WHAT NEEDS TO BE DONE
Copy out the listing that follows exactly, dropping every picture.

══ PROVIDED DATA

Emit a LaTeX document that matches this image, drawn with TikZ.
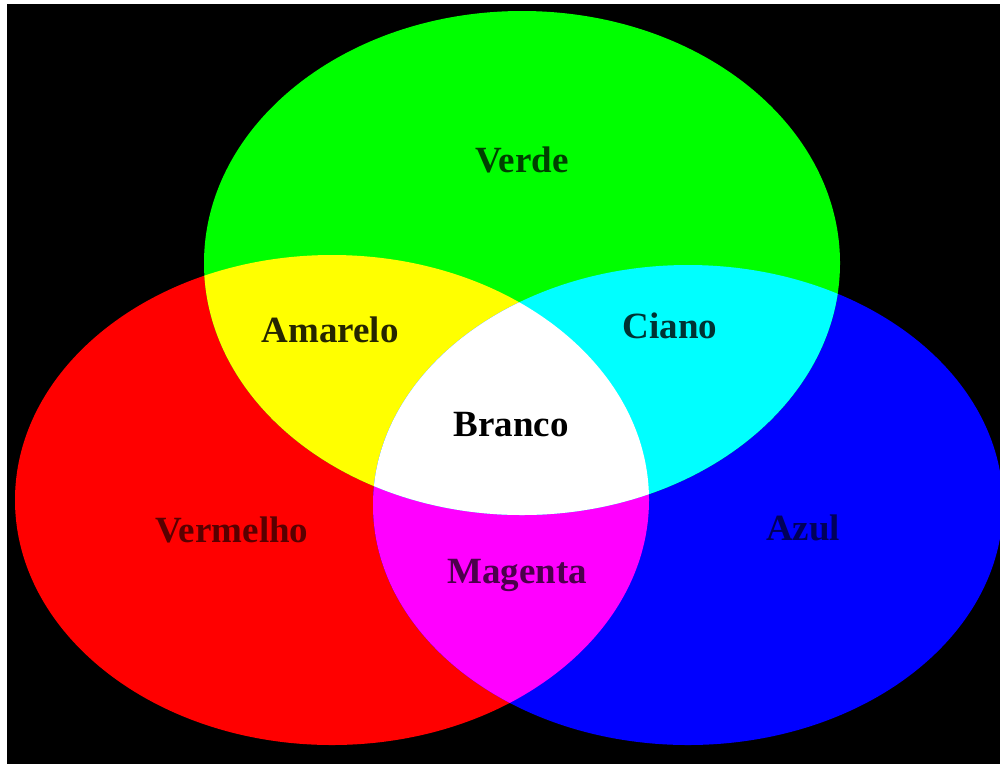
\documentclass[tikz,border=0pt]{standalone}
\usepackage{fontspec}
\setmainfont{Liberation Serif}
\usetikzlibrary{positioning}

\definecolor{rgbred}{RGB}{255,0,0}
\definecolor{rgbgreen}{RGB}{0,255,0}
\definecolor{rgbblue}{RGB}{0,0,255}
\definecolor{rgbyellow}{RGB}{255,255,0}
\definecolor{rgbcyan}{RGB}{0,255,255}
\definecolor{rgbmagenta}{RGB}{255,0,255}

\newcommand{\redset}{(332,500) ellipse [x radius=317pt, y radius=245pt]}
\newcommand{\greenset}{(522,263) ellipse [x radius=318pt, y radius=252pt]}
\newcommand{\blueset}{(688,505) ellipse [x radius=315pt, y radius=240pt]}

\begin{document}
\begin{tikzpicture}[
  x=1pt, y=-1pt,
  lbl/.style={font=\fontsize{37}{40}\selectfont\bfseries, inner sep=0pt}
]
\useasboundingbox (0,0) rectangle (1000,764);
\fill[white] (0,0) rectangle (1000,764);
\fill[black] (7,4) rectangle (1000,764);

\fill[rgbred] \redset;
\fill[rgbblue] \blueset;
\fill[rgbgreen] \greenset;
\begin{scope}
  \clip \redset;
  \fill[rgbyellow] \greenset;
  \fill[rgbmagenta] \blueset;
\end{scope}
\begin{scope}
  \clip \greenset;
  \fill[rgbcyan] \blueset;
  \clip \redset;
  \fill[white] \blueset;
\end{scope}

\node[lbl, text=rgbgreen!25!black] (verde) at (522,160) {Verde};
\node[lbl, text=rgbyellow!15!black] (amarelo) at (330,330) {Amarelo};
\node[lbl, text=rgbcyan!20!black] (ciano) at (670,326) {Ciano};
\node[lbl, text=black] (branco) at (511,425) {Branco};
\node[lbl, text=rgbred!35!black] (vermelho) at (232,530) {Vermelho};
\node[lbl, text=rgbmagenta!30!black] (magenta) at (517,575) {Magenta};
\node[lbl, text=rgbblue!35!black] (azul) at (803,528) {Azul};
\end{tikzpicture}
\end{document}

════

CORRECT RESPONSE
Emit a LaTeX document that matches this image, drawn with TikZ.
\documentclass[tikz,border=0pt]{standalone}
\usepackage{fontspec}
\setmainfont{Liberation Serif}
\usetikzlibrary{positioning}

\definecolor{rgbred}{RGB}{255,0,0}
\definecolor{rgbgreen}{RGB}{0,255,0}
\definecolor{rgbblue}{RGB}{0,0,255}
\definecolor{rgbyellow}{RGB}{255,255,0}
\definecolor{rgbcyan}{RGB}{0,255,255}
\definecolor{rgbmagenta}{RGB}{255,0,255}

\newcommand{\redset}{(332,500) ellipse [x radius=317pt, y radius=245pt]}
\newcommand{\greenset}{(522,263) ellipse [x radius=318pt, y radius=252pt]}
\newcommand{\blueset}{(688,505) ellipse [x radius=315pt, y radius=240pt]}

\begin{document}
\begin{tikzpicture}[
  x=1pt, y=-1pt,
  lbl/.style={font=\fontsize{37}{40}\selectfont\bfseries, inner sep=0pt}
]
\useasboundingbox (0,0) rectangle (1000,764);
\fill[white] (0,0) rectangle (1000,764);
\fill[black] (7,4) rectangle (1000,764);

\fill[rgbred] \redset;
\fill[rgbblue] \blueset;
\fill[rgbgreen] \greenset;
\begin{scope}
  \clip \redset;
  \fill[rgbyellow] \greenset;
  \fill[rgbmagenta] \blueset;
\end{scope}
\begin{scope}
  \clip \greenset;
  \fill[rgbcyan] \blueset;
  \clip \redset;
  \fill[white] \blueset;
\end{scope}

\node[lbl, text=rgbgreen!25!black] (verde) at (522,160) {Verde};
\node[lbl, text=rgbyellow!15!black] (amarelo) at (330,330) {Amarelo};
\node[lbl, text=rgbcyan!20!black] (ciano) at (670,326) {Ciano};
\node[lbl, text=black] (branco) at (511,425) {Branco};
\node[lbl, text=rgbred!35!black] (vermelho) at (232,530) {Vermelho};
\node[lbl, text=rgbmagenta!30!black] (magenta) at (517,575) {Magenta};
\node[lbl, text=rgbblue!35!black] (azul) at (803,528) {Azul};
\end{tikzpicture}
\end{document}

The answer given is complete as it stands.